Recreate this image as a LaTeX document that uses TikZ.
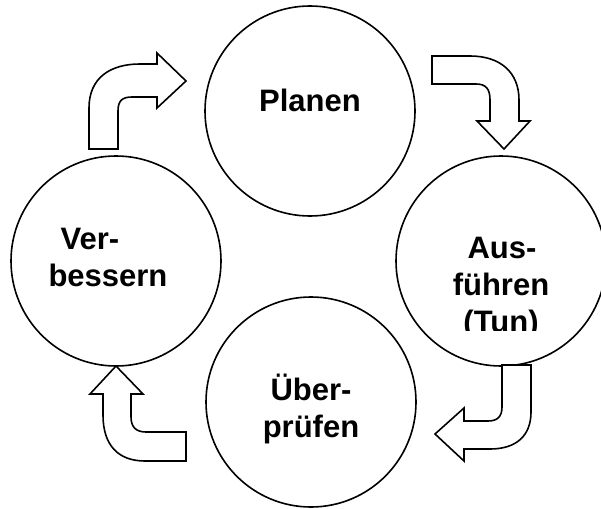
\documentclass[tikz,border=0pt]{standalone}
\usepackage{fontspec}
\setmainfont{Liberation Sans}
\begin{document}
\begin{tikzpicture}[x=1pt,y=-1pt,
  phase/.style={circle,draw,line width=1.6pt,minimum size=210pt,inner sep=0pt},
  caption/.style={font=\fontsize{31}{37}\selectfont\bfseries,anchor=base,inner sep=0pt},
  blockarrow/.style={draw,fill=white,line width=1.6pt,line join=miter}]
\useasboundingbox (0,0) rectangle (601,508);
\clip (0,0) rectangle (601,508);

% the four phases of the cycle
\node[phase] (plan)  at (310,111) {};
\node[phase] (act)   at (501,261) {};
\node[phase] (check) at (311,402) {};
\node[phase] (impr)  at (116,261) {};

% captions
\node[caption] (tplan) at (310,111) {Planen};
\node[caption] (tact1) at (502,258) {Aus-};
\node[caption] (tact2) at (501,295) {führen};
\begin{scope}
  \clip (380,300) rectangle (601,330);
  \node[caption] (tact3) at (501,332) {(Tun)};
\end{scope}
\node[caption] (tchk1) at (311,400) {Über-};
\node[caption] (tchk2) at (311,437) {prüfen};
\node[caption] (timp1) at (90,249) {Ver-};
\node[caption] (timp2) at (108,286) {bessern};

% bent block arrows between the phases
% Verbessern -> Planen
\draw[blockarrow] (89,149) -- (89,108) .. controls (89,78) and (110,64) .. (140,64)
  -- (157,64) -- (157,53) -- (186,81) -- (157,108) -- (157,97) -- (132,97)
  .. controls (122,97) and (118,101) .. (118,111) -- (118,149) -- cycle;
% Planen -> Ausfuehren
\draw[blockarrow] (432,56) -- (470,56) .. controls (500,56) and (519,72) .. (519,100)
  -- (519,121) -- (530,121) -- (504,149) -- (477,121) -- (490,121) -- (490,100)
  .. controls (490,89) and (486,84) .. (476,84) -- (432,84) -- cycle;
% Ausfuehren -> Ueberpruefen
\draw[blockarrow] (502,365) -- (502,407) .. controls (502,417) and (497,421) .. (488,421)
  -- (464,421) -- (464,408) -- (435,434) -- (464,461) -- (464,449) -- (490,449)
  .. controls (516,449) and (531,436) .. (531,412) -- (531,365) -- cycle;
% Ueberpruefen -> Verbessern
\draw[blockarrow] (186,432) -- (146,432) .. controls (136,432) and (131,427) .. (131,417)
  -- (131,394) -- (143,394) -- (116,366) -- (90,394) -- (103,394) -- (103,415)
  .. controls (103,445) and (118,461) .. (145,461) -- (186,461) -- cycle;
\end{tikzpicture}
\end{document}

GIVEN TASK:
Omitting all images, print the listing exactly.

WRITTEN REPLY:
Recreate this image as a LaTeX document that uses TikZ.
\documentclass[tikz,border=0pt]{standalone}
\usepackage{fontspec}
\setmainfont{Liberation Sans}
\begin{document}
\begin{tikzpicture}[x=1pt,y=-1pt,
  phase/.style={circle,draw,line width=1.6pt,minimum size=210pt,inner sep=0pt},
  caption/.style={font=\fontsize{31}{37}\selectfont\bfseries,anchor=base,inner sep=0pt},
  blockarrow/.style={draw,fill=white,line width=1.6pt,line join=miter}]
\useasboundingbox (0,0) rectangle (601,508);
\clip (0,0) rectangle (601,508);

% the four phases of the cycle
\node[phase] (plan)  at (310,111) {};
\node[phase] (act)   at (501,261) {};
\node[phase] (check) at (311,402) {};
\node[phase] (impr)  at (116,261) {};

% captions
\node[caption] (tplan) at (310,111) {Planen};
\node[caption] (tact1) at (502,258) {Aus-};
\node[caption] (tact2) at (501,295) {führen};
\begin{scope}
  \clip (380,300) rectangle (601,330);
  \node[caption] (tact3) at (501,332) {(Tun)};
\end{scope}
\node[caption] (tchk1) at (311,400) {Über-};
\node[caption] (tchk2) at (311,437) {prüfen};
\node[caption] (timp1) at (90,249) {Ver-};
\node[caption] (timp2) at (108,286) {bessern};

% bent block arrows between the phases
% Verbessern -> Planen
\draw[blockarrow] (89,149) -- (89,108) .. controls (89,78) and (110,64) .. (140,64)
  -- (157,64) -- (157,53) -- (186,81) -- (157,108) -- (157,97) -- (132,97)
  .. controls (122,97) and (118,101) .. (118,111) -- (118,149) -- cycle;
% Planen -> Ausfuehren
\draw[blockarrow] (432,56) -- (470,56) .. controls (500,56) and (519,72) .. (519,100)
  -- (519,121) -- (530,121) -- (504,149) -- (477,121) -- (490,121) -- (490,100)
  .. controls (490,89) and (486,84) .. (476,84) -- (432,84) -- cycle;
% Ausfuehren -> Ueberpruefen
\draw[blockarrow] (502,365) -- (502,407) .. controls (502,417) and (497,421) .. (488,421)
  -- (464,421) -- (464,408) -- (435,434) -- (464,461) -- (464,449) -- (490,449)
  .. controls (516,449) and (531,436) .. (531,412) -- (531,365) -- cycle;
% Ueberpruefen -> Verbessern
\draw[blockarrow] (186,432) -- (146,432) .. controls (136,432) and (131,427) .. (131,417)
  -- (131,394) -- (143,394) -- (116,366) -- (90,394) -- (103,394) -- (103,415)
  .. controls (103,445) and (118,461) .. (145,461) -- (186,461) -- cycle;
\end{tikzpicture}
\end{document}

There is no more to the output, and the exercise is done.